Extract the lines from the start through the line that holds "(0,0) rectangle (1568,1046);", both included, omitting all images.

◆ ◆ ◆ ◆ ◆ ◆ ◆

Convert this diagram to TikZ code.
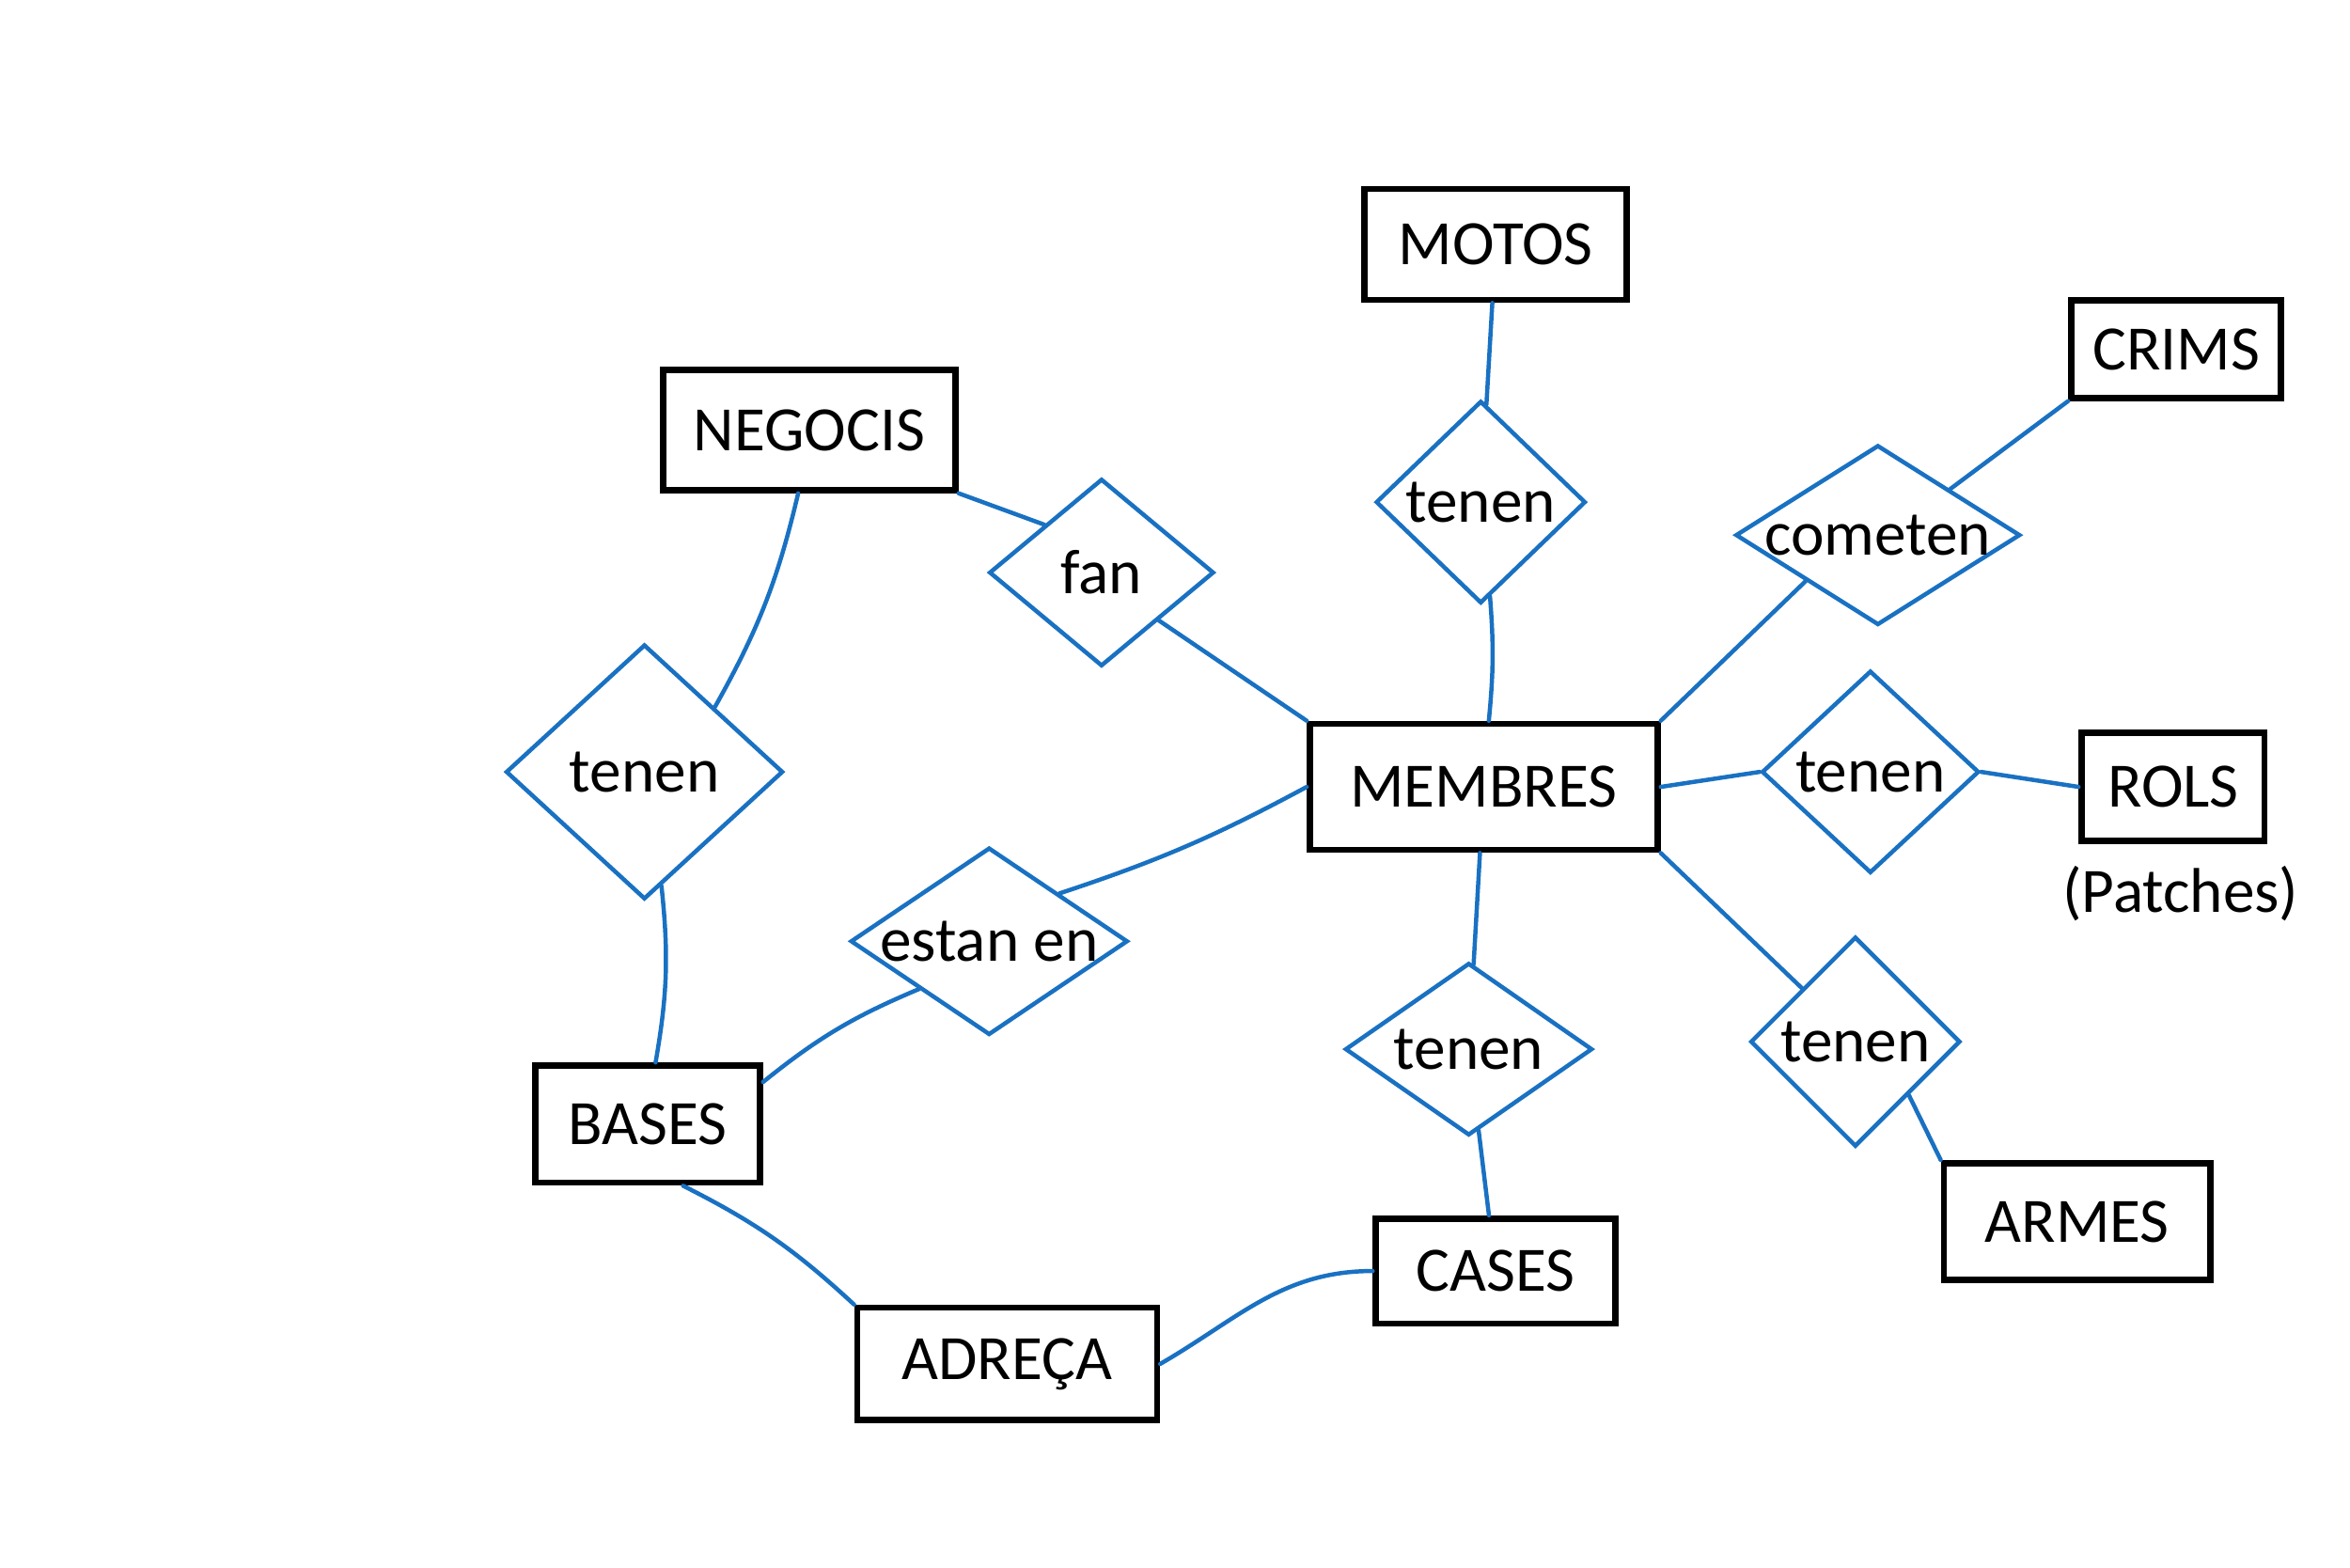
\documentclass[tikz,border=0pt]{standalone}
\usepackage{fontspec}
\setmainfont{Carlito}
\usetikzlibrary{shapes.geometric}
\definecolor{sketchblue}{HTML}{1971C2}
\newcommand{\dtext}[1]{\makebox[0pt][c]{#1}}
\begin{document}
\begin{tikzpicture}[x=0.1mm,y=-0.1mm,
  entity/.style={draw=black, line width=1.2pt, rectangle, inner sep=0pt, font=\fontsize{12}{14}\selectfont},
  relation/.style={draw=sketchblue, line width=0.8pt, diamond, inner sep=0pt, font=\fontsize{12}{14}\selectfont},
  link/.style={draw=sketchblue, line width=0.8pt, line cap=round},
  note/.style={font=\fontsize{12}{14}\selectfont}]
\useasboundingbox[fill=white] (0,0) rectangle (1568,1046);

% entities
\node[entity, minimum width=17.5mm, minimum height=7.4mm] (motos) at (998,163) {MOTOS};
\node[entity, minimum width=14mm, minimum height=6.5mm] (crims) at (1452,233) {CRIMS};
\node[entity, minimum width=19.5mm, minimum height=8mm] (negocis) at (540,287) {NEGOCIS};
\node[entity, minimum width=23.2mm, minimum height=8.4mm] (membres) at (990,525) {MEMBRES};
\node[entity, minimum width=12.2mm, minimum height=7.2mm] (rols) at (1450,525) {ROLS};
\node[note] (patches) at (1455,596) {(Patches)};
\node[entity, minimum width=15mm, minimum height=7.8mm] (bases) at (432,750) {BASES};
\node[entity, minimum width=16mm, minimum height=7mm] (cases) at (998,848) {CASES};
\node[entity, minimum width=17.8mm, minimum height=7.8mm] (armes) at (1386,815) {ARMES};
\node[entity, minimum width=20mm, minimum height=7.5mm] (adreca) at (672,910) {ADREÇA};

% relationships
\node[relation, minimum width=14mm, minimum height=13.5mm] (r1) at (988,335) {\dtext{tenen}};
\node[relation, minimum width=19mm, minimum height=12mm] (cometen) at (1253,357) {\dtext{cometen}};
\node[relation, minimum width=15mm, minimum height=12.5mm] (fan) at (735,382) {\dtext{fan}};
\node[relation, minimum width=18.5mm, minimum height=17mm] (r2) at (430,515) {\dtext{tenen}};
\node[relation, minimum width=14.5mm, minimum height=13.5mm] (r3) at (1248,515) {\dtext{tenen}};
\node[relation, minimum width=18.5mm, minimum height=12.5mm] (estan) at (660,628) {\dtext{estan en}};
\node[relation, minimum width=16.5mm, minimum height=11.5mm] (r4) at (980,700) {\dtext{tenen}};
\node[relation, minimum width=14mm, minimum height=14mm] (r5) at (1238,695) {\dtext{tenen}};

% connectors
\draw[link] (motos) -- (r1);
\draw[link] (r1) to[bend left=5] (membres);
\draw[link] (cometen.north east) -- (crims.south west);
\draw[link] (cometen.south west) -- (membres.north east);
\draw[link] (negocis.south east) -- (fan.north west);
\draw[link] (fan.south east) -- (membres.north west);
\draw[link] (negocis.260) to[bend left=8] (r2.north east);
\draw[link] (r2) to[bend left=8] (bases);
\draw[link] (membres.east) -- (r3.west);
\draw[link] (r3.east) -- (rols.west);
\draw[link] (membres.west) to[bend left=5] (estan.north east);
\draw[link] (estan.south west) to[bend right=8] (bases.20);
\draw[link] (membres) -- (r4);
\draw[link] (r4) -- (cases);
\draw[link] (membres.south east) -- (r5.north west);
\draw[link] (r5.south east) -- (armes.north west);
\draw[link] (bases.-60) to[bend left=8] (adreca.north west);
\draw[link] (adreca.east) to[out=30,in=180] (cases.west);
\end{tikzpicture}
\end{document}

◆ ◆ ◆ ◆ ◆ ◆ ◆

[REPLY]
Convert this diagram to TikZ code.
\documentclass[tikz,border=0pt]{standalone}
\usepackage{fontspec}
\setmainfont{Carlito}
\usetikzlibrary{shapes.geometric}
\definecolor{sketchblue}{HTML}{1971C2}
\newcommand{\dtext}[1]{\makebox[0pt][c]{#1}}
\begin{document}
\begin{tikzpicture}[x=0.1mm,y=-0.1mm,
  entity/.style={draw=black, line width=1.2pt, rectangle, inner sep=0pt, font=\fontsize{12}{14}\selectfont},
  relation/.style={draw=sketchblue, line width=0.8pt, diamond, inner sep=0pt, font=\fontsize{12}{14}\selectfont},
  link/.style={draw=sketchblue, line width=0.8pt, line cap=round},
  note/.style={font=\fontsize{12}{14}\selectfont}]
\useasboundingbox[fill=white] (0,0) rectangle (1568,1046);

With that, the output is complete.